Of note, my Verizon Quantum gateway router creating Moca network at 1150 MHz (Tivo Moca ch15) which should be well out of the range of linear programming. 
I can not seem to change the frequency in the router settings page, and the Bolt doesn't seem to connect at 2.0. Maybe I need to upgrade the 2 older splitters to Moca 2.0 ones to be able to push the frequency higher?


----------



## johndoedoes (Oct 10, 2015)

shoeboo said:


> Pretty disappointed that Moca on Bolt doesn't seem to work for me right now. I was not trying to create a Moca network, just connect to the existing one and bridge the ethernet port which has a switch with 5 other devices. I have an actiontec Moca 1.1 adapter that I put back in service at that location. Because of the difficulty running any new cables, I was excited to upgrade that run to Moca 2.0 as almost everything else on my network is cat6.
> 
> Of note, my Verizon Quantum gateway router creating Moca network at 1150 MHz (Tivo Moca ch15) which should be well out of the range of linear programming.
> I can not seem to change the frequency in the router settings page, and the Bolt doesn't seem to connect at 2.0. Maybe I need to upgrade the 2 older splitters to Moca 2.0 ones to be able to push the frequency higher?


That's so strange. I have a Bolt with MoCA coming from my FiOS Quantum Router.

I don't have any splitters (that I can see) and I'm not having any issues.

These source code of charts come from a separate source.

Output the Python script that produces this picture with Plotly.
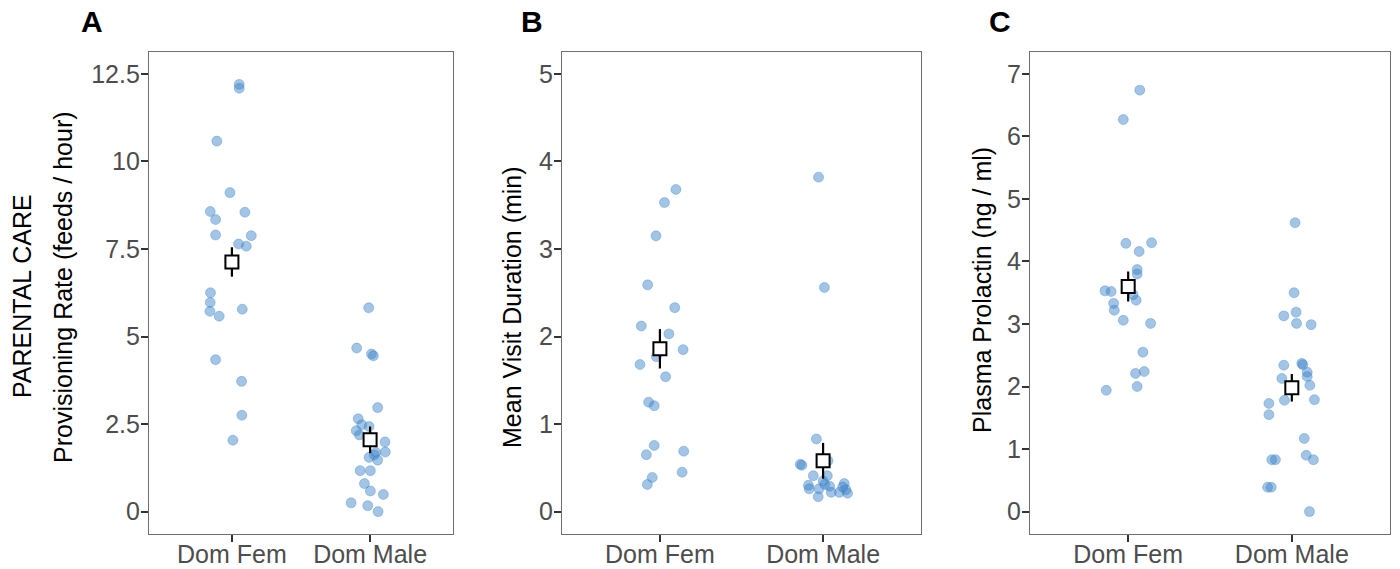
import plotly.graph_objects as go

W, H = 1400, 569

categories = ["Dom Fem", "Dom Male"]

# Panel A: Provisioning rate (feeds / hour)
a_fem_vals = [12.20, 12.09, 10.58, 9.11, 8.57, 8.55, 8.34, 7.90, 7.88, 7.64,
              7.58, 6.25, 5.97, 5.72, 5.58, 5.78, 4.34, 3.72, 2.75, 2.04]
a_fem_jit = [0.053, 0.053, -0.109, -0.014, -0.157, 0.094, -0.118, -0.118, 0.140, 0.048,
             0.104, -0.155, -0.157, -0.159, -0.092, 0.075, -0.118, 0.070, 0.072, 0.007]
a_male_vals = [5.82, 4.67, 4.50, 4.45, 2.97, 2.65, 2.48, 2.43, 2.31, 2.19,
               1.99, 1.70, 1.69, 1.55, 1.47, 1.17, 1.17, 0.80, 0.59, 0.49,
               0.25, 0.17, 0.00, 1.62]
a_male_jit = [-0.010, -0.097, 0.010, 0.024, 0.055, -0.086, -0.060, -0.007, -0.100, -0.077,
              0.108, 0.110, 0.041, -0.007, 0.055, -0.072, 0.002, -0.041, 0.002, 0.096,
              -0.137, -0.017, 0.058, 0.030]
a_mean = [7.13, 2.05]
a_se = [0.42, 0.38]

# Panel B: Mean visit duration (min)
b_fem_vals = [3.68, 3.53, 3.15, 2.59, 2.33, 2.12, 2.03, 1.85, 1.77, 1.68,
              1.54, 1.25, 1.21, 0.755, 0.65, 0.69, 0.45, 0.39, 0.31]
b_fem_jit = [0.098, 0.028, -0.024, -0.075, 0.091, -0.114, 0.055, 0.142, -0.022, -0.122,
             0.035, -0.069, -0.035, -0.035, -0.083, 0.146, 0.136, -0.047, -0.077]
b_male_vals = [3.82, 2.56, 0.83, 0.54, 0.53, 0.58, 0.41, 0.41, 0.30, 0.26,
               0.26, 0.17, 0.35, 0.31, 0.29, 0.22, 0.22, 0.32, 0.25, 0.21, 0.28]
b_male_jit = [-0.028, 0.008, -0.041, -0.140, -0.130, 0.030, -0.060, 0.026, -0.090, -0.085,
              -0.025, -0.030, 0.000, 0.010, 0.040, 0.050, 0.100, 0.130, 0.140, 0.150, 0.120]
b_mean = [1.86, 0.58]
b_se = [0.225, 0.205]

# Panel C: Plasma prolactin (ng / ml)
c_fem_vals = [6.74, 6.27, 4.29, 4.30, 4.16, 3.87, 3.80, 3.53, 3.52, 3.47,
              3.38, 3.33, 3.22, 3.06, 3.01, 2.55, 2.21, 2.24, 2.00, 1.94]
c_fem_jit = [0.071, -0.030, -0.014, 0.143, 0.067, 0.055, 0.055, -0.142, -0.104, 0.030,
             0.049, -0.089, -0.085, -0.030, 0.137, 0.090, 0.045, 0.098, 0.055, -0.134]
c_male_vals = [4.62, 3.50, 3.19, 3.13, 3.01, 2.99, 2.34, 2.37, 2.35, 2.23,
               2.16, 2.13, 2.02, 1.78, 1.79, 1.73, 1.55, 1.17, 0.90, 0.83,
               0.83, 0.83, 0.39, 0.39, 0.00]
c_male_jit = [0.020, 0.014, 0.026, -0.049, 0.029, 0.118, -0.049, 0.061, 0.067, 0.094,
              0.094, -0.061, 0.110, -0.045, 0.138, -0.140, -0.140, 0.076, 0.088, 0.132,
              -0.122, -0.100, -0.148, -0.126, 0.108]
c_mean = [3.60, 1.98]
c_se = [0.24, 0.22]

panels = [
    dict(fem=(a_fem_vals, a_fem_jit), male=(a_male_vals, a_male_jit), mean=a_mean, se=a_se,
         yrange=[-0.625, 13.125], ytick=[0, 2.5, 5, 7.5, 10, 12.5],
         yticktext=["0", "2.5", "5", "7.5", "10", "12.5"], xdom=[149, 453]),
    dict(fem=(b_fem_vals, b_fem_jit), male=(b_male_vals, b_male_jit), mean=b_mean, se=b_se,
         yrange=[-0.25, 5.25], ytick=[0, 1, 2, 3, 4, 5],
         yticktext=["0", "1", "2", "3", "4", "5"], xdom=[562, 921]),
    dict(fem=(c_fem_vals, c_fem_jit), male=(c_male_vals, c_male_jit), mean=c_mean, se=c_se,
         yrange=[-0.35, 7.35], ytick=[0, 1, 2, 3, 4, 5, 6, 7],
         yticktext=["0", "1", "2", "3", "4", "5", "6", "7"], xdom=[1030, 1390]),
]

FONT = "Liberation Sans, Arial, Helvetica, sans-serif"
PT_COLOR = "rgba(60,132,200,0.48)"
PT_EDGE = "rgba(60,132,200,0.35)"
BORDER = "#6f6f6f"
TICKC = "#333333"
TXT = "#4d4d4d"

fig = go.Figure()
layout = dict(
    width=W, height=H, margin=dict(l=0, r=0, t=0, b=0),
    paper_bgcolor="white", plot_bgcolor="white", showlegend=False,
    font=dict(family=FONT, size=25, color=TXT),
)
ydom = [(H - 533.5) / H, (H - 52.0) / H]

for i, p in enumerate(panels):
    sfx = "" if i == 0 else str(i + 1)
    xa, ya = "x" + sfx, "y" + sfx
    for k, (vals, jit) in enumerate([p["fem"], p["male"]]):
        fig.add_trace(go.Scatter(
            x=[k + 1 + j for j in jit], y=vals, mode="markers", xaxis=xa, yaxis=ya,
            marker=dict(size=10, color=PT_COLOR, line=dict(width=1, color=PT_EDGE)),
            hoverinfo="y"))
    fig.add_trace(go.Scatter(
        x=[1, 2], y=p["mean"], mode="markers", xaxis=xa, yaxis=ya,
        marker=dict(symbol="square", size=13, color="white", line=dict(width=2, color="black")),
        error_y=dict(type="data", array=p["se"], color="black", thickness=2.2, width=0),
        hoverinfo="y"))
    common = dict(showline=True, linecolor=BORDER, linewidth=1.2, mirror=True,
                  showgrid=False, zeroline=False, ticks="outside", ticklen=7,
                  tickcolor=TICKC, tickwidth=1.5,
                  tickfont=dict(family=FONT, size=25, color=TXT))
    layout["xaxis" + sfx] = dict(common, domain=[p["xdom"][0] / W, p["xdom"][1] / W],
                                 range=[0.4, 2.6], tickvals=[1, 2], ticktext=categories,
                                 anchor=ya, ticklabelstandoff=-9)
    layout["yaxis" + sfx] = dict(common, domain=ydom, range=p["yrange"],
                                 tickvals=p["ytick"], ticktext=p["yticktext"],
                                 anchor=xa, ticklabelstandoff=-4)

ann = []
for letter, px in [("A", 92), ("B", 532), ("C", 1000)]:
    ann.append(dict(text="<b>%s</b>" % letter, x=px / W, y=1 - 22 / H, xref="paper", yref="paper",
                    xanchor="center", yanchor="middle", showarrow=False,
                    font=dict(family=FONT, size=30, color="black")))
titles = [("PARENTAL CARE", 22, 296), ("Provisioning Rate (feeds / hour)", 63, 287),
          ("Mean Visit Duration (min)", 512, 307), ("Plasma Prolactin (ng / ml)", 982, 290)]
for t, px, py in titles:
    ann.append(dict(text=t, x=px / W, y=1 - py / H, xref="paper", yref="paper",
                    xanchor="center", yanchor="middle", textangle=-90, showarrow=False,
                    font=dict(family=FONT, size=25, color="black")))
layout["annotations"] = ann
fig.update_layout(**layout)
fig.write_html("out.html")
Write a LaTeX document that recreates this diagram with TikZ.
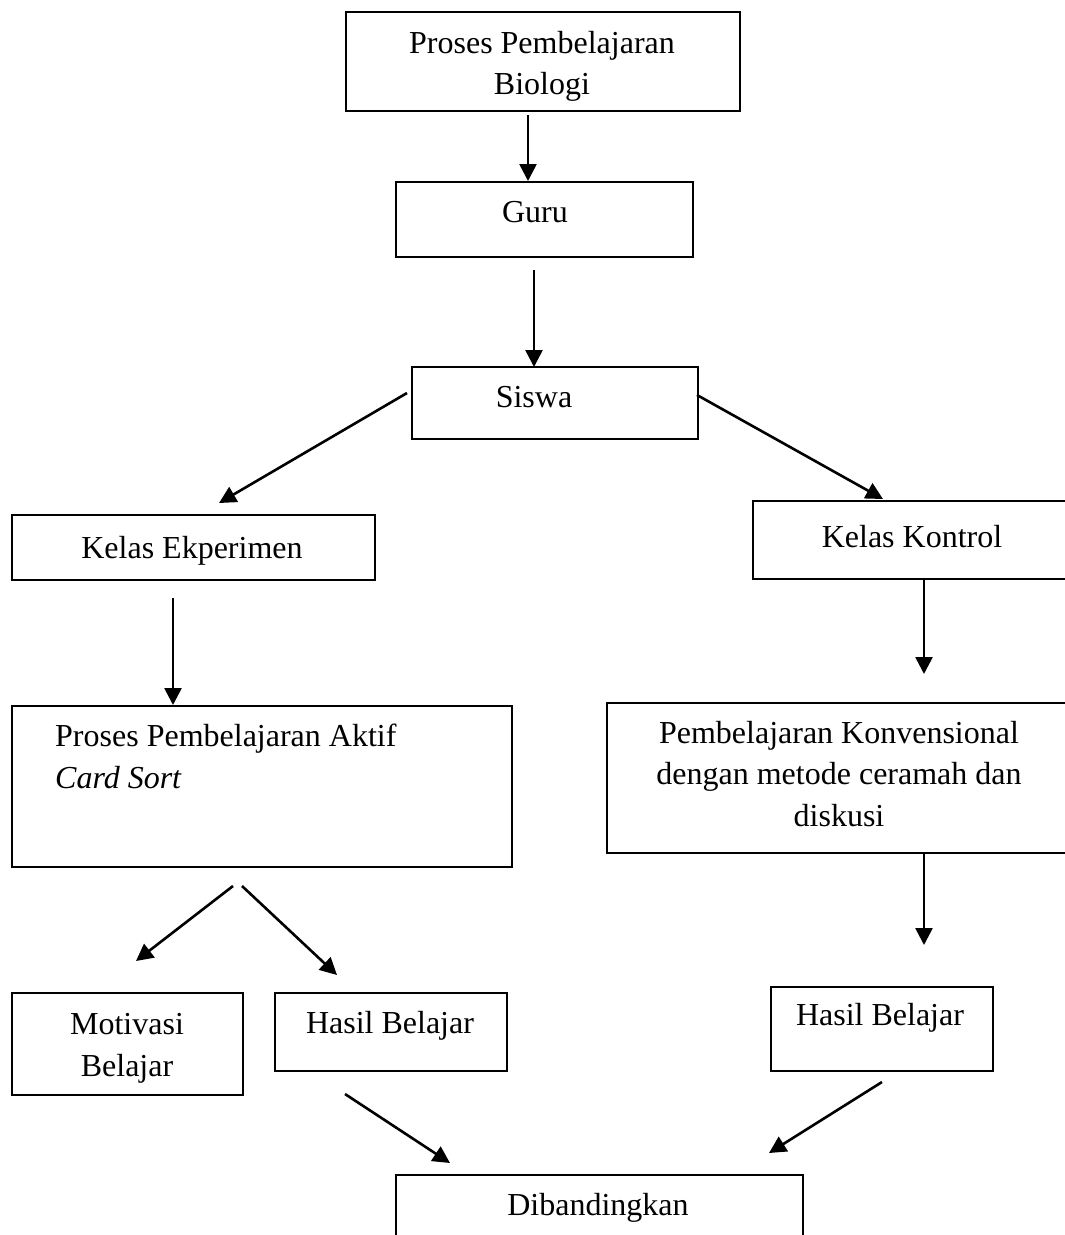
\documentclass[tikz,border=0pt]{standalone}
\usepackage{fontspec}
\setmainfont{Liberation Serif}
\usetikzlibrary{arrows.meta}
\tikzset{
  box/.style={draw, line width=2pt, inner sep=0pt, anchor=north west},
  txt/.style={inner sep=0pt, anchor=base, font=\fontsize{32}{41}\selectfont},
  conn/.style={line width=2.6pt, -{Triangle[length=17pt,width=17pt]}}
}
\newcommand{\bx}[5]{\node[box, minimum width=#4-#2, minimum height=#5-#3] (#1) at (#2,#3) {};}
\begin{document}
\begin{tikzpicture}[x=1pt,y=-1pt]
\useasboundingbox (0,0) rectangle (1065,1235);
\clip (0,0) rectangle (1065,1235);
% boxes
\bx{top}{345}{11}{739}{110}
\bx{guru}{395}{181}{692}{256}
\bx{siswa}{411}{366}{697}{438}
\bx{eksp}{11}{514}{374}{579}
\bx{kontrol}{752}{500}{1080}{578}
\bx{aktif}{11}{705}{511}{866}
\bx{konv}{606}{702}{1080}{852}
\bx{motiv}{11}{992}{242}{1094}
\bx{hasilL}{274}{992}{506}{1070}
\bx{hasilR}{770}{986}{992}{1070}
\bx{banding}{395}{1174}{802}{1260}
% texts
\node[txt] (t1) at (542,53) {Proses Pembelajaran};
\node[txt] (t2) at (542,94) {Biologi};
\node[txt] (t3) at (535,222) {Guru};
\node[txt] (t4) at (534,407) {Siswa};
\node[txt] (t5) at (192,558) {Kelas Ekperimen};
\node[txt] (t6) at (912,547) {Kelas Kontrol};
\node[txt, anchor=base west] (t7) at (55,746) {Proses Pembelajaran Aktif};
\node[txt, anchor=base west] (t8) at (55,788) {\itshape Card Sort};
\node[txt] (t9) at (839,743) {Pembelajaran Konvensional};
\node[txt] (t10) at (839,784) {dengan metode ceramah dan};
\node[txt] (t11) at (839,826) {diskusi};
\node[txt] (t12) at (127,1034) {Motivasi};
\node[txt] (t13) at (127,1076) {Belajar};
\node[txt] (t14) at (390,1033) {Hasil Belajar};
\node[txt] (t15) at (880,1025) {Hasil Belajar};
\node[txt] (t16) at (598,1215) {Dibandingkan};
% connector endpoints
\coordinate (a1s) at (528,115); \coordinate (a1e) at (528,181);
\coordinate (a2s) at (534,270); \coordinate (a2e) at (534,367);
\coordinate (a3s) at (407,393); \coordinate (a3e) at (219,503);
\coordinate (a4s) at (697,395); \coordinate (a4e) at (883,499);
\coordinate (a5s) at (173,598); \coordinate (a5e) at (173,705);
\coordinate (a6s) at (924,580); \coordinate (a6e) at (924,674);
\coordinate (a7s) at (924,852); \coordinate (a7e) at (924,945);
\coordinate (a8s) at (233,886); \coordinate (a8e) at (136,961);
\coordinate (a9s) at (242,886); \coordinate (a9e) at (337,975);
\coordinate (a10s) at (345,1094); \coordinate (a10e) at (450,1163);
\coordinate (a11s) at (882,1082); \coordinate (a11e) at (769,1153);
\foreach \i in {1,...,11} \draw[conn] (a\i s) -- (a\i e);
\end{tikzpicture}
\end{document}
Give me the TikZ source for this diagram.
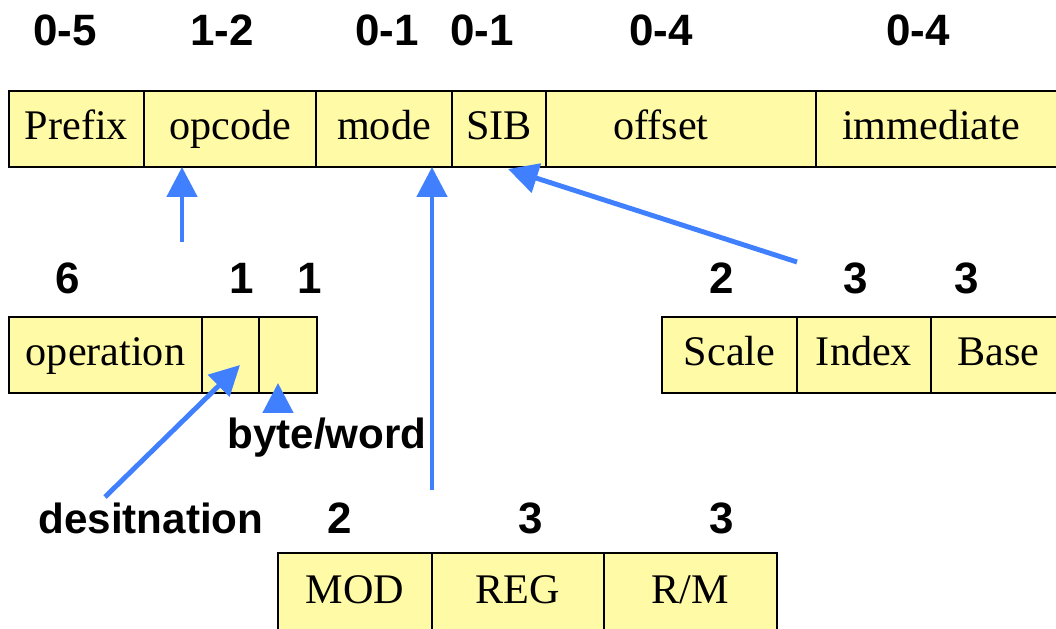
\documentclass[tikz,border=0pt]{standalone}
\usepackage{fontspec}
\setmainfont{Liberation Serif}
\setsansfont{Liberation Sans}
\usetikzlibrary{positioning,arrows.meta}
\definecolor{fieldyellow}{RGB}{255,250,165}
\definecolor{ptrblue}{RGB}{64,128,255}
\tikzset{
    field/.style={draw, line width=0.5pt, fill=fieldyellow, minimum height=0.76cm,
        inner sep=0pt, outer sep=0pt, text height=8.5pt, text depth=2.7pt,
        font=\fontsize{12}{14}\selectfont},
    bits/.style={font=\fontsize{12.5}{15}\selectfont\sffamily\bfseries},
    tag/.style={font=\fontsize{12}{14}\selectfont\sffamily\bfseries},
    ptr/.style={ptrblue, line width=1.4pt, -{Triangle[width=8.5pt,length=8.5pt]}}
}
\begin{document}
\begin{tikzpicture}
        \useasboundingbox (0,0) rectangle (10.56,6.29);
        % instruction format
        \node[field, minimum width=1.35cm, anchor=west] (prefix) at (0.09,5.00) {Prefix};
        \node[field, minimum width=1.72cm, right=0pt of prefix] (opcode) {opcode};
        \node[field, minimum width=1.36cm, right=0pt of opcode] (mode) {mode};
        \node[field, minimum width=0.94cm, right=0pt of mode] (sib) {SIB};
        \node[field, minimum width=2.70cm, right=0pt of sib] (offset) {offset\hspace*{0.4cm}};
        \node[field, minimum width=2.50cm, right=0pt of offset] (immediate) {immediate\hspace*{0.2cm}};
        \node[bits] (nprefix) at (0.65,5.99) {0-5};
        \node[bits] (nopcode) at (2.22,5.99) {1-2};
        \node[bits] (nmode) at (3.87,5.99) {0-1};
        \node[bits] (nsib) at (4.82,5.99) {0-1};
        \node[bits] (noffset) at (6.61,5.99) {0-4};
        \node[bits] (nimm) at (9.18,5.99) {0-4};
        % opcode byte
        \node[field, minimum width=1.93cm, anchor=west] (operation) at (0.09,2.74) {operation};
        \node[field, minimum width=0.57cm, right=0pt of operation] (dflag) {};
        \node[field, minimum width=0.58cm, right=0pt of dflag] (wflag) {};
        \node[bits] (noperation) at (0.68,3.51) {6};
        \node[bits] (ndflag) at (2.42,3.51) {1};
        \node[bits] (nwflag) at (3.10,3.51) {1};
        \node[tag] (destination) at (1.51,1.11) {desitnation};
        \node[tag] (byteword) at (3.27,1.91) {byte/word};
        % SIB byte
        \node[field, minimum width=1.35cm, anchor=west] (scale) at (6.62,2.74) {Scale};
        \node[field, minimum width=1.34cm, right=0pt of scale] (index) {Index};
        \node[field, minimum width=1.35cm, right=0pt of index] (base) {Base};
        \node[bits] (nscale) at (7.22,3.51) {2};
        \node[bits] (nindex) at (8.56,3.51) {3};
        \node[bits] (nbase) at (9.67,3.51) {3};
        % mode byte
        \node[field, minimum width=1.54cm, minimum height=0.80cm, anchor=west] (mod) at (2.78,0.36) {MOD};
        \node[field, minimum width=1.72cm, minimum height=0.80cm, right=0pt of mod] (reg) {REG};
        \node[field, minimum width=1.73cm, minimum height=0.80cm, right=0pt of reg] (rm) {R/M};
        \node[bits] (nmod) at (3.40,1.11) {2};
        \node[bits] (nreg) at (5.31,1.11) {3};
        \node[bits] (nrm) at (7.22,1.11) {3};
        % pointers
        \coordinate (optail) at (1.82,3.87);
        \coordinate (modetail) at (4.32,1.39);
        \coordinate (sibtail) at (7.97,3.67);
        \coordinate (sibtip) at (5.08,4.60);
        \coordinate (desttail) at (1.05,1.32);
        \coordinate (desttip) at (2.40,2.64);
        \coordinate (wtail) at (2.78,2.19);
        \coordinate (wtip) at (2.78,2.46);
        \draw[ptr] (optail) -- (optail |- opcode.south);
        \draw[ptr] (modetail) -- (modetail |- mode.south);
        \draw[ptr] (sibtail) -- (sibtip);
        \draw[ptr] (desttail) -- (desttip);
        \draw[ptr] (wtail) -- (wtip);
\end{tikzpicture}
\end{document}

If I were to add a Mini (using the FiOS Quantum MoCA) are you saying I'll run into issues?


----------



## fcfc2 (Feb 19, 2015)

shoeboo said:


> Pretty disappointed that Moca on Bolt doesn't seem to work for me right now. I was not trying to create a Moca network, just connect to the existing one and bridge the ethernet port which has a switch with 5 other devices. I have an actiontec Moca 1.1 adapter that I put back in service at that location. Because of the difficulty running any new cables, I was excited to upgrade that run to Moca 2.0 as almost everything else on my network is cat6.
> 
> Of note, my Verizon Quantum gateway router creating Moca network at 1150 MHz (Tivo Moca ch15) which should be well out of the range of linear programming.
> I can not seem to change the frequency in the router settings page, and the Bolt doesn't seem to connect at 2.0. Maybe I need to upgrade the 2 older splitters to Moca 2.0 ones to be able to push the frequency higher?


Hi,
I am a proponent of using MoCA rated splitters especially in a situation like yours with 4 cascaded links. The reason you may be more likely to run into problems is because MoCA 2.0 achieves it greater speed by using multiple MoCA channels at the same time. While standard splitters may work in most cases, in marginal or problem setups do better with MoCA rated ones. The new homerun link you are considering will also probably solve the problem. If you decide to start swapping splitters, the first one I would try is the primary (usually multiport) splitter if not already done. Verizon sells some in there Equipment and Accessories Store and there is another source here, 
http://www.techtoolsupply.com/SearchResults.asp?Search=CATV+MoCA+Rated
If you can catch a Fios van in your area, you may will get one or two from their reps with a brief explanation.


----------



## shoeboo (Nov 28, 2006)

Seems like so far my issue is unique, but will provide an update:
I have not seen any pixelation using an actiontec Moca adapter to bridge the network instead of the Bolt. The internet speed reported by the Xbox one (same switch) is quite a bit slower than what I was getting through the bolt (60 Mbps Vs 154 Mbps). My internet speed is 150/150. 
-I swapped out the 2 splitters for Verizon Moca 2.0 ones, so all are the same. This didn't fix the issue. 
-I removed both Minis from the Moca network, so only router and bolt. I still get severe pixelation when streaming shows to other tivos (that are on Cat6). Bolt reports the network is Moca 2.0 when I do this, but I can't figure out how to change the frequency in the router setting from 1150 to another. 
This weekend I will probably try running a coax cable across the floor to take the splitters and existing coax out of the equation, but if it comes to running a coax homerun, I will also pull a cat6 and no longer need Moca at that TV.


----------



## fyodor (Sep 19, 2006)

I am having similar issues with a Bolt on fios . Curious if the OP ever found a solution.


----------



## krkaufman (Nov 25, 2003)

fyodor said:


> I am having similar issues with a Bolt on fios . Curious if the OP ever found a solution.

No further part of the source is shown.